*Figure scripts:*
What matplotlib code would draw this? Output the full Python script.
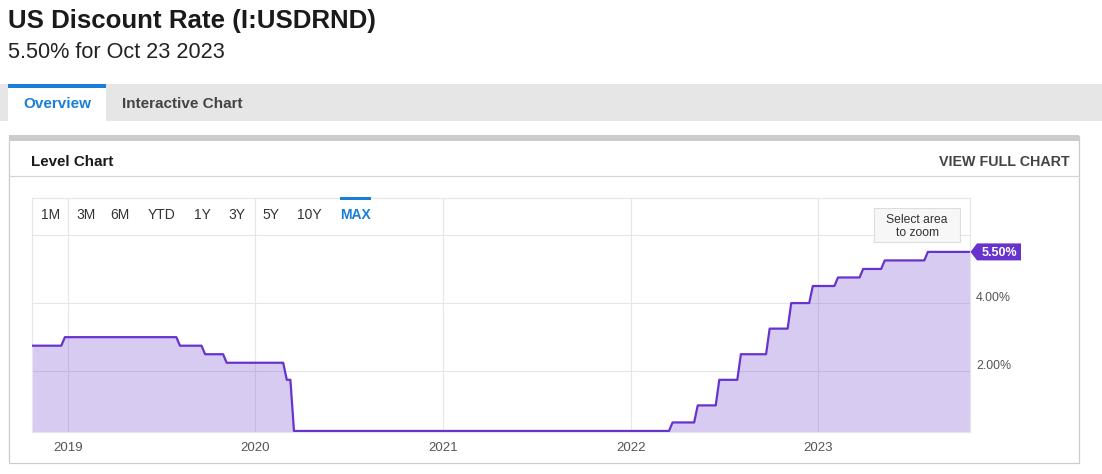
import matplotlib
matplotlib.use("Agg")
import matplotlib.pyplot as plt
from matplotlib.patches import Rectangle, Polygon
import pandas as pd

plt.rcParams["font.family"] = ["Liberation Sans", "DejaVu Sans"]

# weekly-ish observations around each rate change (%)
rate_dates = [
    "2018-10-23", "2018-12-19", "2018-12-26", "2019-07-31", "2019-08-07",
    "2019-09-18", "2019-09-25", "2019-10-30", "2019-11-06", "2020-02-24",
    "2020-03-02", "2020-03-09", "2020-03-16", "2022-03-16", "2022-03-23",
    "2022-05-04", "2022-05-11", "2022-06-15", "2022-06-22", "2022-07-27",
    "2022-08-03", "2022-09-21", "2022-09-28", "2022-11-02", "2022-11-09",
    "2022-12-14", "2022-12-21", "2023-02-01", "2023-02-08", "2023-03-22",
    "2023-03-29", "2023-05-03", "2023-05-10", "2023-07-26", "2023-08-02",
    "2023-10-23",
]
rate_values = [
    2.75, 2.75, 3.00, 3.00, 2.75,
    2.75, 2.50, 2.50, 2.25, 2.25,
    1.75, 1.75, 0.25, 0.25, 0.50,
    0.50, 1.00, 1.00, 1.75, 1.75,
    2.50, 2.50, 3.25, 3.25, 4.00,
    4.00, 4.50, 4.50, 4.75, 4.75,
    5.00, 5.00, 5.25, 5.25, 5.50,
    5.50,
]
year_ticks = ["2019-01-01", "2020-01-01", "2021-01-01", "2022-01-01", "2023-01-01"]
year_labels = ["2019", "2020", "2021", "2022", "2023"]
y_ticks = [2.0, 4.0, 6.0]
y_labels = ["2.00%", "4.00%", ""]
range_buttons = ["1M", "3M", "6M", "YTD", "1Y", "3Y", "5Y", "10Y", "MAX"]
range_x = [40.5, 76.5, 110, 148, 194, 228, 262, 297.5, 340.5]

W, H = 1102, 474
LINE = "#6633cc"
GRID = "#e6e6e6"
Y0, Y1 = 0.22, 7.08

fig = plt.figure(figsize=(W / 100, H / 100), dpi=100)

# page background layer in pixel coordinates
bg = fig.add_axes([0, 0, 1, 1], zorder=0)
bg.set_xlim(0, W)
bg.set_ylim(H, 0)
bg.axis("off")

bg.text(8, 27.5, "US Discount Rate (I:USDRND)", fontsize=18.6, fontweight="bold",
        color="#1a1a1a", va="baseline")
bg.text(8, 58, "5.50% for Oct 23 2023", fontsize=15.6, color="#222222", va="baseline")

# tab strip
bg.add_patch(Rectangle((0, 84), W, 37, facecolor="#e6e6e6", edgecolor="none"))
bg.add_patch(Rectangle((8, 84), 98, 37, facecolor="white", edgecolor="none"))
bg.add_patch(Rectangle((8, 84), 98, 4, facecolor="#1a7fd4", edgecolor="none"))
bg.text(23, 108, "Overview", fontsize=11, fontweight="bold", color="#1a7fd4",
        va="baseline")
bg.text(121.5, 108, "Interactive Chart", fontsize=11, fontweight="bold",
        color="#444444", va="baseline")

# card
bg.add_patch(Rectangle((8.5, 136), 1070.5, 327, facecolor="white",
                       edgecolor="#cccccc", lw=0.9))
bg.add_patch(Rectangle((8.5, 135), 1070.5, 6, facecolor="#cccccc", edgecolor="none"))
bg.plot([8.5, 1079], [176, 176], color="#d4d4d4", lw=0.9)
bg.text(31, 165.5, "Level Chart", fontsize=10.9, fontweight="bold",
        color="#1a1a1a", va="baseline")
bg.text(1070, 165.5, "VIEW FULL CHART", fontsize=10.3, fontweight="bold",
        color="#444444", va="baseline", ha="right")

# chart
x_left, x_right, y_top, y_bot = 32, 970, 198, 432
ax = fig.add_axes([x_left / W, 1 - y_bot / H, (x_right - x_left) / W,
                   (y_bot - y_top) / H], zorder=1)
dates = pd.to_datetime(rate_dates)
ax.fill_between(dates, rate_values, -1, color=LINE, alpha=0.25, lw=0, zorder=2)
ax.plot(dates, rate_values, color=LINE, lw=1.6, zorder=3, solid_joinstyle="round")
ax.set_xlim(pd.Timestamp("2018-10-23"), pd.Timestamp("2023-10-23"))
ax.set_ylim(Y0, Y1)
ax.set_xticks(pd.to_datetime(year_ticks))
ax.set_xticklabels(year_labels)
ax.set_yticks(y_ticks)
ax.set_yticklabels([])
ax.grid(True, color=GRID, lw=0.8, zorder=1)
ax.set_axisbelow(True)
ax.tick_params(axis="x", length=0, pad=7.5, labelsize=9.5, labelcolor="#555555")
ax.tick_params(axis="y", length=0)
for s in ax.spines.values():
    s.set_color(GRID)
    s.set_linewidth(0.8)

# overlay layer (pixel coords) for labels on top of the chart
ov = fig.add_axes([0, 0, 1, 1], zorder=3)
ov.set_xlim(0, W)
ov.set_ylim(H, 0)
ov.axis("off")
ov.patch.set_alpha(0)

for lab, x in zip(range_buttons, range_x):
    if lab == "MAX":
        ov.text(x, 218.5, lab, fontsize=10, fontweight="bold", color="#1a7fd4",
                va="baseline")
        ov.add_patch(Rectangle((340, 197), 31, 3, facecolor="#1a7fd4", edgecolor="none"))
    else:
        ov.text(x, 218.5, lab, fontsize=10, color="#333333", va="baseline")

for val, lab in zip(y_ticks, y_labels):
    if lab:
        ypix = y_bot - (val - Y0) / (Y1 - Y0) * (y_bot - y_top)
        ov.text(976, ypix - 2.5, lab, fontsize=8.9, color="#555555", va="baseline")

ov.add_patch(Rectangle((874, 208), 86, 34, facecolor="#f7f7f7", edgecolor="#dddddd",
                       lw=0.8))
ov.text(917, 223, "Select area", fontsize=8.7, color="#333333", ha="center",
        va="baseline")
ov.text(917, 236, "to zoom", fontsize=8.7, color="#333333", ha="center",
        va="baseline")

last = rate_values[-1]
ylast = y_bot - (last - Y0) / (Y1 - Y0) * (y_bot - y_top)
ov.add_patch(Polygon([(970.5, ylast), (977, ylast - 8.5), (1021, ylast - 8.5),
                      (1021, ylast + 8.5), (977, ylast + 8.5)],
                     closed=True, facecolor=LINE, edgecolor="none"))
ov.text(999.5, ylast + 4.3, f"{last:.2f}%", fontsize=9, fontweight="bold",
        color="white", ha="center", va="baseline")

fig.savefig("out.png", dpi=100)
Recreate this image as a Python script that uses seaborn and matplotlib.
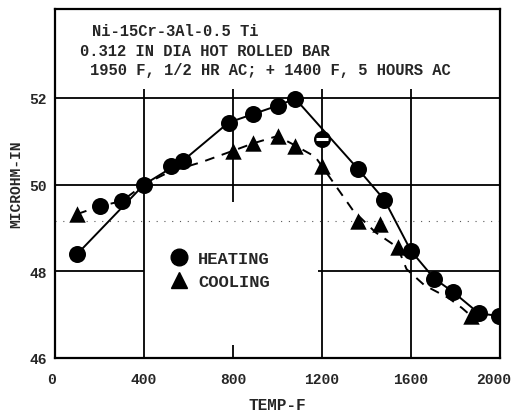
import matplotlib
matplotlib.use("Agg")
import matplotlib.pyplot as plt
import matplotlib.transforms as mtransforms
from matplotlib.lines import Line2D
import seaborn as sns
import pandas as pd

# ---- data ----
heat_x = [100, 200, 300, 400, 520, 575, 780, 890, 1000, 1080, 1200, 1360, 1480, 1600, 1705, 1790, 1905, 1995]
heat_y = [48.4, 49.5, 49.62, 50.0, 50.42, 50.55, 51.43, 51.62, 51.82, 51.98, 51.06, 50.37, 49.65, 48.47, 47.83, 47.52, 47.03, 46.97]
cool_x = [100, 800, 890, 1000, 1080, 1200, 1360, 1460, 1540, 1870]
cool_y = [49.32, 50.78, 50.95, 51.12, 50.9, 50.42, 49.15, 49.1, 48.55, 46.97]

heat_curve_x = [100, 400, 575, 780, 1000, 1080, 1360, 1480, 1600, 1705, 1790, 1905, 1995]
heat_curve_y = [48.4, 50.0, 50.55, 51.43, 51.82, 51.98, 50.37, 49.65, 48.47, 47.83, 47.52, 47.03, 46.97]
cool_curve_x = [100, 200, 300, 400, 517, 660, 800, 890, 1000, 1080, 1170, 1200, 1340, 1440, 1540, 1580, 1660, 1770, 1830, 1870]
cool_curve_y = [49.32, 49.5, 49.62, 50.0, 50.3, 50.52, 50.78, 50.95, 51.12, 50.9, 50.64, 50.42, 49.4, 48.9, 48.55, 48.05, 47.68, 47.38, 47.15, 46.97]

x_ticks = [0, 400, 800, 1200, 1600, 2000]
y_ticks = [46, 48, 50, 52]
title_lines = ["Ni-15Cr-3Al-0.5 Ti",
               "0.312 IN DIA HOT ROLLED BAR",
               "1950 F, 1/2 HR AC; + 1400 F, 5 HOURS AC"]

sns.set_style("white")
plt.rcParams['font.family'] = ['Liberation Mono', 'DejaVu Sans Mono']
plt.rcParams['font.weight'] = 'bold'

W, H = 515, 414
fig = plt.figure(figsize=(W / 100, H / 100), dpi=100)
ax = fig.add_axes([55 / W, 1 - 359 / H, 445 / W, 349 / H])
ax.set_xlim(0, 2000)
ax.set_ylim(46, 54.05)

# grid (partially interrupted for the legend area)
gk = dict(color='black', lw=1.3, zorder=1)
ax.vlines([400, 1200, 1600], 46, 52.2, **gk)
ax.vlines([800], 49.6, 52.2, **gk)
ax.vlines([800], 46, 46.3, **gk)
ax.hlines([50, 52], 0, 2000, **gk)
ax.hlines([48], 0, 400, **gk)
ax.hlines([48], 1180, 2000, **gk)
ax.hlines([49.17], 0, 2000, color='0.35', lw=0.8, linestyles=(0, (1, 6)), zorder=1)

hc = pd.DataFrame({'x': heat_curve_x, 'y': heat_curve_y})
cc = pd.DataFrame({'x': cool_curve_x, 'y': cool_curve_y})
sns.lineplot(data=hc, x='x', y='y', ax=ax, color='black', lw=1.4, sort=False, zorder=2)
sns.lineplot(data=cc, x='x', y='y', ax=ax, color='black', lw=1.4, sort=False, zorder=2,
             linestyle=(0, (5, 4)))

hd = pd.DataFrame({'x': heat_x, 'y': heat_y})
cd = pd.DataFrame({'x': cool_x, 'y': cool_y})
sns.scatterplot(data=hd, x='x', y='y', ax=ax, marker='o', s=150, color='black',
                edgecolor='black', linewidth=0, zorder=3)
sns.scatterplot(data=cd, x='x', y='y', ax=ax, marker='^', s=140, color='black',
                edgecolor='black', linewidth=0, zorder=3)
ax.plot([1200], [51.06], marker='_', ms=9, mew=2.2, color='white', zorder=4)

for sp in ax.spines.values():
    sp.set_linewidth(1.6)
    sp.set_color('black')

ax.set_xticks(x_ticks)
ax.set_yticks(y_ticks)
ax.set_xticklabels([str(v) for v in x_ticks], fontsize=10.5, fontweight='bold')
ax.set_yticklabels([str(v) for v in y_ticks], fontsize=10.5, fontweight='bold')
ax.tick_params(axis='x', length=0, pad=10)
ax.tick_params(axis='y', length=0, pad=6)
# nudge the first and last x tick labels to match the reference
xl = ax.get_xticklabels()
xl[0].set_transform(xl[0].get_transform() + mtransforms.ScaledTranslation(-4 / 100, 0, fig.dpi_scale_trans))
xl[-1].set_transform(xl[-1].get_transform() + mtransforms.ScaledTranslation(-6 / 100, 0, fig.dpi_scale_trans))
ax.set_xlabel("TEMP-F", fontsize=11.5, fontweight='bold', labelpad=8)
ax.set_ylabel("MICROHM-IN", fontsize=10.5, fontweight='bold', labelpad=4)

# header text
for (px, py), t in zip([(92, 32), (80, 51), (90, 71)], title_lines):
    fig.text(px / W, 1 - py / H, t, fontsize=11.2, fontweight='bold', va='center', ha='left')

handles = [Line2D([], [], marker='o', ls='none', color='black', ms=12),
           Line2D([], [], marker='^', ls='none', color='black', ms=12)]
leg = ax.legend(handles, ['HEATING', 'COOLING'], loc='center left', frameon=False,
                bbox_to_anchor=(162 / W, 1 - 271 / H), bbox_transform=fig.transFigure,
                prop={'family': 'Liberation Mono', 'weight': 'bold', 'size': 12.3},
                handlelength=1.0, handletextpad=0.62, labelspacing=0.45, borderpad=0)

fig.savefig("out.png", dpi=100)
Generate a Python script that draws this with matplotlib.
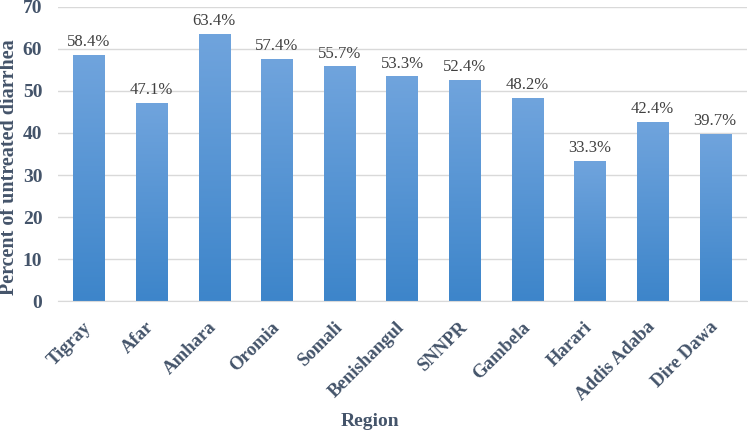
import matplotlib.pyplot as plt
import numpy as np
from matplotlib.colors import LinearSegmentedColormap

regions = ["Tigray", "Afar", "Amhara", "Oromia", "Somali", "Benishangul",
           "SNNPR", "Gambela", "Harari", "Addis Adaba", "Dire Dawa"]
values = [58.4, 47.1, 63.4, 57.4, 55.7, 53.3, 52.4, 48.2, 33.3, 42.4, 39.7]
yticks = [0, 10, 20, 30, 40, 50, 60, 70]

plt.rcParams['font.family'] = ['Liberation Serif', 'DejaVu Serif']
txt_col = "#44546a"

fig = plt.figure(figsize=(7.48, 4.32), dpi=100)
ax = fig.add_axes([0.077, 0.303, 0.921, 0.681])

# vertical gradient on each bar, darker at the bottom
cmap = LinearSegmentedColormap.from_list("bar", ["#3d85ca", "#70a4dd"])
grad = np.linspace(0, 1, 256).reshape(-1, 1)
width = 0.5
x = np.arange(len(regions))
bars = ax.bar(x, values, width=width, color="none", zorder=2)
for b, v in zip(bars, values):
    ax.imshow(grad, cmap=cmap, origin="lower", aspect="auto",
              extent=[b.get_x(), b.get_x() + width, 0, v], zorder=2)
    ax.text(b.get_x() + width / 2, v + 1.3, "%.1f%%" % v, ha="center",
            va="bottom", fontsize=12, color="#404040")

ax.set_xlim(-0.5, len(regions) - 0.5)
ax.set_ylim(0, 70)
ax.set_yticks(yticks)
ax.yaxis.grid(True, color="#d9d9d9", linewidth=1, zorder=0)
ax.set_axisbelow(True)
for s in ["top", "right", "left"]:
    ax.spines[s].set_visible(False)
ax.spines["bottom"].set_color("#d9d9d9")
ax.tick_params(axis="both", length=0)
ax.tick_params(axis="y", pad=11)
ax.tick_params(axis="x", pad=17)
ax.set_xticks(x)
ax.set_xticklabels(regions, rotation=45, ha="right", va="center",
                   rotation_mode="anchor",
                   fontsize=13.5, fontweight="bold", color=txt_col)
for lab in ax.get_yticklabels():
    lab.set_fontsize(14)
    lab.set_fontweight("bold")
    lab.set_color(txt_col)

fig.text(0.012, 0.613, "Percent of untreated diarrhea", rotation=90,
         ha="center", va="center", fontsize=14.5, fontweight="bold",
         color=txt_col)
fig.text(0.495, 0.014, "Region", ha="center", fontsize=14,
         fontweight="bold", color=txt_col)

plt.savefig("out.png", dpi=100)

*Exercise brief:*
Copy out every line of the listing that contains the string "seaborn".

*Answer to this exercise:*
Recreate this image as a Python script that uses seaborn and matplotlib.
import seaborn as sns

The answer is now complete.